Add to that, Alberta's government has been dragging its heels and shelving studies and recommendations concerning flood-related research and mapping for decades. Successive Alberta governments have not just permitted, but encouraged building on flood plains — or in the case of Cougar Creek, alluvial fans.

"It [flooding] was guaranteed to happen," Pomeroy said. "It's been happening there for the last 10,000 years. It's all alluvial fan."

Building in flood plains is irresponsible, Pomeroy said, adding that as climate change is predicted — and is already creating — heavier rains, more precipitation falling as rain instead of snow and rain falling on top of snow, patterns that are different to what we've become accustomed to enjoying over the past 100 years, flood awareness and mitigation are becoming increasingly crucial priorities.

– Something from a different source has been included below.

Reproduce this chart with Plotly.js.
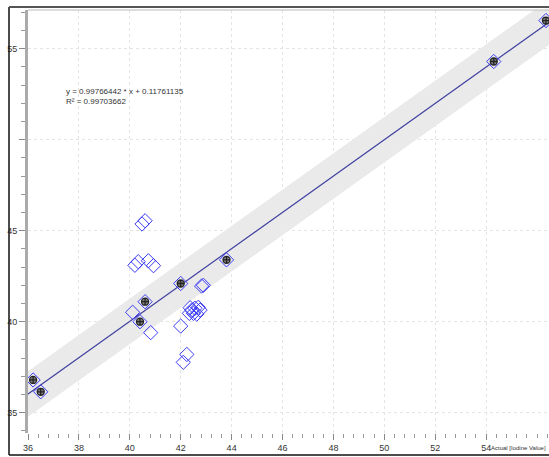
<!DOCTYPE html>
<html>
<head>
<meta charset="utf-8">
<script src="https://cdn.plot.ly/plotly-3.0.1.min.js"></script>
<style>html,body{margin:0;padding:0;background:#fff;}#chart{width:549px;height:457px;}</style>
</head>
<body>
<div id="chart"></div>
<script>
// Regression shown on the chart
const slope = 0.99766442;
const intercept = 0.11761135;
const r2 = 0.99703662;
const fitX = [35.5, 57];
const bandHalfWidth = 1.25;

// Calibration (training) points: actual vs predicted
const trainActual = [36.2, 36.5, 40.4, 40.6, 42.0, 43.8, 54.3, 56.35];
const trainPred   = [36.8, 36.15, 40.0, 41.1, 42.1, 43.4, 54.3, 56.55];

// Validation points: actual vs predicted
const testActual = [40.48, 40.6, 40.2, 40.33, 40.73, 40.93, 40.11, 40.82, 42.0, 42.1, 42.24, 42.82, 42.89, 42.37, 42.43, 42.56, 42.69, 42.76, 42.5, 42.63, 42.34];
const testPred   = [45.37, 45.55, 43.1, 43.3, 43.35, 43.08, 40.52, 39.4, 39.76, 37.77, 38.2, 41.96, 42.0, 40.77, 40.64, 40.74, 40.79, 40.64, 40.46, 40.42, 40.46];

// Axis ticks
const xTicks = [36, 38, 40, 42, 44, 46, 48, 50, 52, 54];
const xTickText = ['36', '38', '40', '42', '44', '46', '48', '50', '52', '54'];
const yTicks = [35, 40, 45, 50, 55];
const yTickText = ['35', '40', '45', '', '55'];
const xTitle = 'Actual [Iodine Value]';

const fitY = fitX.map(x => slope * x + intercept);
const upper = fitY.map(y => y + bandHalfWidth);
const lower = fitY.map(y => y - bandHalfWidth);

const blue = '#3b3bf5';
const fam = '"Liberation Sans", Arial, sans-serif';
const traces = [
  {x: fitX, y: lower, mode: 'lines', line: {width: 0}, hoverinfo: 'skip', showlegend: false},
  {x: fitX, y: upper, mode: 'lines', line: {width: 0}, fill: 'tonexty', fillcolor: '#eaeaea', hoverinfo: 'skip', showlegend: false},
  {x: fitX, y: fitY, mode: 'lines', line: {color: '#4040a0', width: 1.2}, showlegend: false},
  {x: testActual, y: testPred, mode: 'markers', showlegend: false,
   marker: {symbol: 'diamond-open', size: 11, color: blue, line: {width: 1, color: blue}}},
  {x: trainActual, y: trainPred, mode: 'markers', showlegend: false,
   marker: {symbol: 'diamond-open', size: 11, color: blue, line: {width: 1, color: blue}}},
  {x: trainActual, y: trainPred, mode: 'markers', showlegend: false,
   marker: {symbol: 'circle-cross', size: 7, color: '#808080', line: {width: 1.3, color: '#222'}}}
];

const L = 28, B = 24, T = 10, W = 549, H = 457;
const pw = W - L, ph = H - B - T;
const px = v => (v - L) / pw;
const py = v => (H - B - v) / ph;

const layout = {
  width: W, height: H,
  margin: {l: L, r: 0, t: T, b: B, pad: 0},
  paper_bgcolor: '#fff', plot_bgcolor: '#fff',
  font: {family: fam, size: 9, color: '#333'},
  showlegend: false,
  xaxis: {
    range: [36, 56.47], tickmode: 'array', tickvals: xTicks, ticktext: xTickText,
    ticks: 'outside', ticklen: 6, tickcolor: '#888', tickwidth: 1,
    showgrid: true, gridcolor: '#e4e4e4', griddash: 'dot', gridwidth: 1,
    zeroline: false, showline: false,
    minor: {dtick: 0.4, tick0: 36, ticks: 'outside', ticklen: 4, tickcolor: '#999', showgrid: false},
    tickfont: {size: 9, color: '#333', family: fam}
  },
  yaxis: {
    range: [33.885, 57.13], tickmode: 'array', tickvals: yTicks, ticktext: yTickText,
    ticks: 'outside', ticklen: 6, tickcolor: '#888', tickwidth: 1,
    showgrid: true, gridcolor: '#e4e4e4', griddash: 'dot', gridwidth: 1,
    zeroline: false, showline: true, linecolor: '#aaa', linewidth: 3,
    minor: {dtick: 1, tick0: 35, ticks: 'outside', ticklen: 4, tickcolor: '#999', showgrid: false},
    tickfont: {size: 9, color: '#333', family: fam}
  },
  annotations: [
    {xref: 'paper', yref: 'paper', x: px(64), y: py(85), xanchor: 'left', yanchor: 'top', align: 'left',
     showarrow: false, text: 'y = ' + slope + ' * x + ' + intercept + '<br>R² = ' + r2,
     font: {size: 8, color: '#333', family: fam}},
    {xref: 'paper', yref: 'paper', x: px(548), y: py(448), xanchor: 'right', yanchor: 'middle',
     showarrow: false, text: xTitle, font: {size: 6, color: '#333', family: fam}}
  ],
  shapes: [
    {type: 'line', xref: 'paper', yref: 'paper', x0: px(9), x1: px(9), y0: py(455), y1: py(7), line: {color: '#111', width: 1.5}},
    {type: 'line', xref: 'paper', yref: 'paper', x0: px(9), x1: px(552), y0: py(455), y1: py(455), line: {color: '#111', width: 1.5}},
    {type: 'line', xref: 'paper', yref: 'paper', x0: px(9), x1: px(552), y0: py(7), y1: py(7), line: {color: '#555', width: 2}},
    {type: 'line', xref: 'paper', yref: 'paper', x0: px(28), x1: px(552), y0: py(10), y1: py(10), line: {color: '#bbb', width: 1}}
  ]
};

Plotly.newPlot('chart', traces, layout, {displayModeBar: false, staticPlot: true});
</script>
</body>
</html>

Alberta, he said, has simply not been built to accommodate future — and obviously present — climate conditions.

On top of that, Canada's federal and provincial governments have not established adequate coordinated weather and climate-related information gathering and sharing.

"It would be good if they worked together in a more coordinated manner to ensure integrated weather and flood forecasts, updated mapping of flood plains, increased flood defenses along vulnerable creeks as well as the big rivers, and implemented multiple objective reservoir management so our dams are operated for flood protection as well as hydroelectricity, and dealt with the causes of climate change in a more effective manner," Pomeroy said.